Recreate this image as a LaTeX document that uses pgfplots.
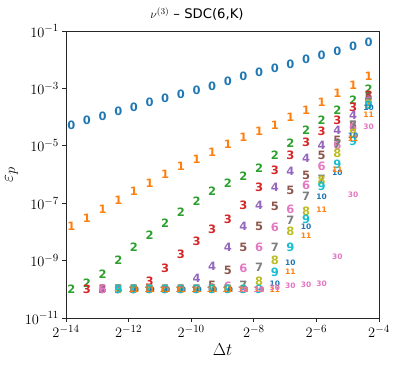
\documentclass[border=0pt]{standalone}
\usepackage{pgfplots}
\pgfplotsset{compat=1.18}
\usepackage{pgfplotstable}
\usepackage{fontspec}
\setsansfont{DejaVu Sans}

\definecolor{c0}{HTML}{1F77B4}
\definecolor{c1}{HTML}{FF7F0E}
\definecolor{c2}{HTML}{2CA02C}
\definecolor{c3}{HTML}{D62728}
\definecolor{c4}{HTML}{9467BD}
\definecolor{c5}{HTML}{8C564B}
\definecolor{c6}{HTML}{E377C2}
\definecolor{c7}{HTML}{7F7F7F}
\definecolor{c8}{HTML}{BCBD22}
\definecolor{c9}{HTML}{17BECF}

% error vs time step, one column per K (nan = not computed)
\pgfplotstableread{
x          s0       s1       s2        s3        s4        s5        s6        s7        s8        s9        s10       s11       s30
6.867e-5   5.25e-5  1.51e-8  1.00e-10  nan       nan       nan       nan       nan       nan       nan       nan       nan       nan
9.711e-5   7.94e-5  2.95e-8  1.62e-10  1.00e-10  nan       nan       nan       nan       nan       nan       nan       nan       nan
1.3734e-4  1.10e-4  6.17e-8  3.47e-10  1.00e-10  1.00e-10  1.00e-10  1.00e-10  nan       nan       nan       nan       nan       nan
1.9423e-4  1.62e-4  1.26e-7  1.00e-9   1.00e-10  1.00e-10  1.00e-10  1.00e-10  1.00e-10  1.00e-10  1.00e-10  nan       nan       nan
2.7468e-4  2.19e-4  2.51e-7  2.82e-9   1.00e-10  1.00e-10  1.00e-10  1.00e-10  1.00e-10  1.00e-10  1.00e-10  1.00e-10  1.00e-10  nan
3.8846e-4  3.16e-4  5.01e-7  7.41e-9   1.86e-10  1.00e-10  1.00e-10  1.00e-10  1.00e-10  1.00e-10  1.00e-10  1.00e-10  1.00e-10  nan
5.4937e-4  4.47e-4  9.77e-7  2.00e-8   5.37e-10  1.00e-10  1.00e-10  1.00e-10  1.00e-10  1.00e-10  1.00e-10  1.00e-10  1.00e-10  nan
7.7692e-4  6.31e-4  1.86e-6  4.90e-8   1.66e-9   1.00e-10  1.00e-10  1.00e-10  1.00e-10  1.00e-10  1.00e-10  1.00e-10  1.00e-10  nan
1.09874e-3 8.71e-4  3.47e-6  1.17e-7   4.79e-9   2.40e-10  1.00e-10  1.00e-10  1.00e-10  1.00e-10  1.00e-10  1.00e-10  1.00e-10  nan
1.55384e-3 1.23e-3  6.17e-6  2.57e-7   1.23e-8   6.46e-10  1.35e-10  1.00e-10  1.00e-10  1.00e-10  1.00e-10  1.00e-10  1.00e-10  nan
2.19748e-3 1.70e-3  1.12e-5  5.01e-7   2.75e-8   2.82e-9   4.47e-10  1.26e-10  1.00e-10  1.00e-10  1.00e-10  1.00e-10  1.00e-10  nan
3.10768e-3 2.57e-3  2.00e-5  8.91e-7   8.13e-8   1.62e-8   2.82e-9   5.37e-10  1.41e-10  1.00e-10  1.00e-10  1.00e-10  1.00e-10  1.00e-10
4.39496e-3 3.55e-3  3.31e-5  1.66e-6   3.55e-7   8.13e-8   1.62e-8   2.82e-9   5.62e-10  1.86e-10  1.00e-10  1.00e-10  1.00e-10  1.00e-10
6.21536e-3 5.01e-3  5.13e-5  4.68e-6   1.35e-6   3.47e-7   7.59e-8   1.41e-8   2.82e-9   1.00e-9   3.80e-10  1.62e-10  1.00e-10  1.15e-10
8.78992e-3 6.92e-3  9.55e-5  1.23e-5   4.79e-6   1.26e-6   2.75e-7   6.17e-8   2.57e-8   1.02e-8   2.88e-9   8.51e-10  3.98e-10  1.29e-10
1.243072e-2 1.02e-2 1.78e-4  3.55e-5   1.35e-5   3.80e-6   9.33e-7   4.27e-7   1.70e-7   5.37e-8   2.75e-8   1.51e-8   7.24e-9   1.41e-10
1.757984e-2 1.41e-2 3.31e-4  7.94e-5   3.31e-5   1.02e-5   4.79e-6   1.86e-6   7.08e-7   6.46e-7   3.98e-7   1.70e-7   5.75e-8   1.62e-10
2.486144e-2 2.00e-2 6.76e-4  1.78e-4   7.94e-5   3.55e-5   1.58e-5   1.07e-5   1.15e-5   5.50e-6   2.34e-6   1.15e-6   1.51e-6   1.32e-9
3.515968e-2 2.82e-2 1.32e-3  3.98e-4   2.14e-4   1.17e-4   5.25e-5   4.47e-5   5.25e-5   2.82e-5   1.48e-5   2.19e-5   1.82e-5   1.91e-7
4.972288e-2 4.07e-2 2.57e-3  9.33e-4   5.89e-4   3.80e-4   4.68e-4   3.47e-4   3.16e-4   2.82e-4   2.51e-4   2.04e-4   1.17e-4   4.68e-5
}\errtab

\pgfplotsset{
  num/.style 2 args={only marks, mark=text, text mark={#1}, text mark as node=true,
    color=#2, text mark style={font=\sffamily\bfseries\fontsize{11.5}{11.5}\selectfont, text=#2, inner sep=0pt}},
  smallnum/.style 2 args={only marks, mark=text, text mark={#1}, text mark as node=true,
    color=#2, text mark style={font=\sffamily\bfseries\fontsize{7.5}{7.5}\selectfont, text=#2, inner sep=0pt}},
}

\begin{document}
\begin{tikzpicture}
\begin{axis}[
    name=ax,
    scale only axis,
    width=313pt, height=287pt,
    xmode=log, ymode=log,
    log basis x=2, log basis y=10,
    xmin=6.103515625e-5, xmax=0.0625,
    ymin=1e-11, ymax=1e-1,
    xtick={6.103515625e-5,2.44140625e-4,9.765625e-4,3.90625e-3,1.5625e-2,6.25e-2},
    ytick={1e-11,1e-9,1e-7,1e-5,1e-3,1e-1},
    minor xtick={}, minor ytick={},
    tick align=outside, xtick pos=left, ytick pos=left,
    major tick length=3.5pt,
    axis line style={black!85, line width=0.9pt},
    tick style={black!85, line width=0.8pt},
    ticklabel style={font=\fontsize{15}{18}\selectfont},
    xlabel={$\Delta t$},
    ylabel={$\varepsilon_p$},
    label style={font=\fontsize{19}{22}\selectfont},
    title={$\nu^{(3)}$ – SDC(6,K)},
    title style={font=\sffamily\fontsize{13.2}{15}\selectfont, at={(0.4185,1)}, anchor=south, yshift=1pt},
    clip=false,
]
\addplot[num={0}{c0}] table[x=x, y=s0] {\errtab};
\addplot[num={1}{c1}] table[x=x, y=s1] {\errtab};
\addplot[num={2}{c2}] table[x=x, y=s2] {\errtab};
\addplot[num={3}{c3}] table[x=x, y=s3] {\errtab};
\addplot[num={4}{c4}] table[x=x, y=s4] {\errtab};
\addplot[num={5}{c5}] table[x=x, y=s5] {\errtab};
\addplot[num={6}{c6}] table[x=x, y=s6] {\errtab};
\addplot[num={7}{c7}] table[x=x, y=s7] {\errtab};
\addplot[num={8}{c8}] table[x=x, y=s8] {\errtab};
\addplot[num={9}{c9}] table[x=x, y=s9] {\errtab};
\addplot[smallnum={10}{c0}] table[x=x, y=s10] {\errtab};
\addplot[smallnum={11}{c1}] table[x=x, y=s11] {\errtab};
\addplot[smallnum={30}{c6}] table[x=x, y=s30] {\errtab};
\end{axis}
\path ([shift={(-66pt,-47pt)}]ax.south west) rectangle ++(397pt,365pt);
\end{tikzpicture}
\end{document}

#####

To be done ▸ Are you able to set down all the lines above exactly, without any pictures?

Correct response ▸
Recreate this image as a LaTeX document that uses pgfplots.
\documentclass[border=0pt]{standalone}
\usepackage{pgfplots}
\pgfplotsset{compat=1.18}
\usepackage{pgfplotstable}
\usepackage{fontspec}
\setsansfont{DejaVu Sans}

\definecolor{c0}{HTML}{1F77B4}
\definecolor{c1}{HTML}{FF7F0E}
\definecolor{c2}{HTML}{2CA02C}
\definecolor{c3}{HTML}{D62728}
\definecolor{c4}{HTML}{9467BD}
\definecolor{c5}{HTML}{8C564B}
\definecolor{c6}{HTML}{E377C2}
\definecolor{c7}{HTML}{7F7F7F}
\definecolor{c8}{HTML}{BCBD22}
\definecolor{c9}{HTML}{17BECF}

% error vs time step, one column per K (nan = not computed)
\pgfplotstableread{
x          s0       s1       s2        s3        s4        s5        s6        s7        s8        s9        s10       s11       s30
6.867e-5   5.25e-5  1.51e-8  1.00e-10  nan       nan       nan       nan       nan       nan       nan       nan       nan       nan
9.711e-5   7.94e-5  2.95e-8  1.62e-10  1.00e-10  nan       nan       nan       nan       nan       nan       nan       nan       nan
1.3734e-4  1.10e-4  6.17e-8  3.47e-10  1.00e-10  1.00e-10  1.00e-10  1.00e-10  nan       nan       nan       nan       nan       nan
1.9423e-4  1.62e-4  1.26e-7  1.00e-9   1.00e-10  1.00e-10  1.00e-10  1.00e-10  1.00e-10  1.00e-10  1.00e-10  nan       nan       nan
2.7468e-4  2.19e-4  2.51e-7  2.82e-9   1.00e-10  1.00e-10  1.00e-10  1.00e-10  1.00e-10  1.00e-10  1.00e-10  1.00e-10  1.00e-10  nan
3.8846e-4  3.16e-4  5.01e-7  7.41e-9   1.86e-10  1.00e-10  1.00e-10  1.00e-10  1.00e-10  1.00e-10  1.00e-10  1.00e-10  1.00e-10  nan
5.4937e-4  4.47e-4  9.77e-7  2.00e-8   5.37e-10  1.00e-10  1.00e-10  1.00e-10  1.00e-10  1.00e-10  1.00e-10  1.00e-10  1.00e-10  nan
7.7692e-4  6.31e-4  1.86e-6  4.90e-8   1.66e-9   1.00e-10  1.00e-10  1.00e-10  1.00e-10  1.00e-10  1.00e-10  1.00e-10  1.00e-10  nan
1.09874e-3 8.71e-4  3.47e-6  1.17e-7   4.79e-9   2.40e-10  1.00e-10  1.00e-10  1.00e-10  1.00e-10  1.00e-10  1.00e-10  1.00e-10  nan
1.55384e-3 1.23e-3  6.17e-6  2.57e-7   1.23e-8   6.46e-10  1.35e-10  1.00e-10  1.00e-10  1.00e-10  1.00e-10  1.00e-10  1.00e-10  nan
2.19748e-3 1.70e-3  1.12e-5  5.01e-7   2.75e-8   2.82e-9   4.47e-10  1.26e-10  1.00e-10  1.00e-10  1.00e-10  1.00e-10  1.00e-10  nan
3.10768e-3 2.57e-3  2.00e-5  8.91e-7   8.13e-8   1.62e-8   2.82e-9   5.37e-10  1.41e-10  1.00e-10  1.00e-10  1.00e-10  1.00e-10  1.00e-10
4.39496e-3 3.55e-3  3.31e-5  1.66e-6   3.55e-7   8.13e-8   1.62e-8   2.82e-9   5.62e-10  1.86e-10  1.00e-10  1.00e-10  1.00e-10  1.00e-10
6.21536e-3 5.01e-3  5.13e-5  4.68e-6   1.35e-6   3.47e-7   7.59e-8   1.41e-8   2.82e-9   1.00e-9   3.80e-10  1.62e-10  1.00e-10  1.15e-10
8.78992e-3 6.92e-3  9.55e-5  1.23e-5   4.79e-6   1.26e-6   2.75e-7   6.17e-8   2.57e-8   1.02e-8   2.88e-9   8.51e-10  3.98e-10  1.29e-10
1.243072e-2 1.02e-2 1.78e-4  3.55e-5   1.35e-5   3.80e-6   9.33e-7   4.27e-7   1.70e-7   5.37e-8   2.75e-8   1.51e-8   7.24e-9   1.41e-10
1.757984e-2 1.41e-2 3.31e-4  7.94e-5   3.31e-5   1.02e-5   4.79e-6   1.86e-6   7.08e-7   6.46e-7   3.98e-7   1.70e-7   5.75e-8   1.62e-10
2.486144e-2 2.00e-2 6.76e-4  1.78e-4   7.94e-5   3.55e-5   1.58e-5   1.07e-5   1.15e-5   5.50e-6   2.34e-6   1.15e-6   1.51e-6   1.32e-9
3.515968e-2 2.82e-2 1.32e-3  3.98e-4   2.14e-4   1.17e-4   5.25e-5   4.47e-5   5.25e-5   2.82e-5   1.48e-5   2.19e-5   1.82e-5   1.91e-7
4.972288e-2 4.07e-2 2.57e-3  9.33e-4   5.89e-4   3.80e-4   4.68e-4   3.47e-4   3.16e-4   2.82e-4   2.51e-4   2.04e-4   1.17e-4   4.68e-5
}\errtab

\pgfplotsset{
  num/.style 2 args={only marks, mark=text, text mark={#1}, text mark as node=true,
    color=#2, text mark style={font=\sffamily\bfseries\fontsize{11.5}{11.5}\selectfont, text=#2, inner sep=0pt}},
  smallnum/.style 2 args={only marks, mark=text, text mark={#1}, text mark as node=true,
    color=#2, text mark style={font=\sffamily\bfseries\fontsize{7.5}{7.5}\selectfont, text=#2, inner sep=0pt}},
}

\begin{document}
\begin{tikzpicture}
\begin{axis}[
    name=ax,
    scale only axis,
    width=313pt, height=287pt,
    xmode=log, ymode=log,
    log basis x=2, log basis y=10,
    xmin=6.103515625e-5, xmax=0.0625,
    ymin=1e-11, ymax=1e-1,
    xtick={6.103515625e-5,2.44140625e-4,9.765625e-4,3.90625e-3,1.5625e-2,6.25e-2},
    ytick={1e-11,1e-9,1e-7,1e-5,1e-3,1e-1},
    minor xtick={}, minor ytick={},
    tick align=outside, xtick pos=left, ytick pos=left,
    major tick length=3.5pt,
    axis line style={black!85, line width=0.9pt},
    tick style={black!85, line width=0.8pt},
    ticklabel style={font=\fontsize{15}{18}\selectfont},
    xlabel={$\Delta t$},
    ylabel={$\varepsilon_p$},
    label style={font=\fontsize{19}{22}\selectfont},
    title={$\nu^{(3)}$ – SDC(6,K)},
    title style={font=\sffamily\fontsize{13.2}{15}\selectfont, at={(0.4185,1)}, anchor=south, yshift=1pt},
    clip=false,
]
\addplot[num={0}{c0}] table[x=x, y=s0] {\errtab};
\addplot[num={1}{c1}] table[x=x, y=s1] {\errtab};
\addplot[num={2}{c2}] table[x=x, y=s2] {\errtab};
\addplot[num={3}{c3}] table[x=x, y=s3] {\errtab};
\addplot[num={4}{c4}] table[x=x, y=s4] {\errtab};
\addplot[num={5}{c5}] table[x=x, y=s5] {\errtab};
\addplot[num={6}{c6}] table[x=x, y=s6] {\errtab};
\addplot[num={7}{c7}] table[x=x, y=s7] {\errtab};
\addplot[num={8}{c8}] table[x=x, y=s8] {\errtab};
\addplot[num={9}{c9}] table[x=x, y=s9] {\errtab};
\addplot[smallnum={10}{c0}] table[x=x, y=s10] {\errtab};
\addplot[smallnum={11}{c1}] table[x=x, y=s11] {\errtab};
\addplot[smallnum={30}{c6}] table[x=x, y=s30] {\errtab};
\end{axis}
\path ([shift={(-66pt,-47pt)}]ax.south west) rectangle ++(397pt,365pt);
\end{tikzpicture}
\end{document}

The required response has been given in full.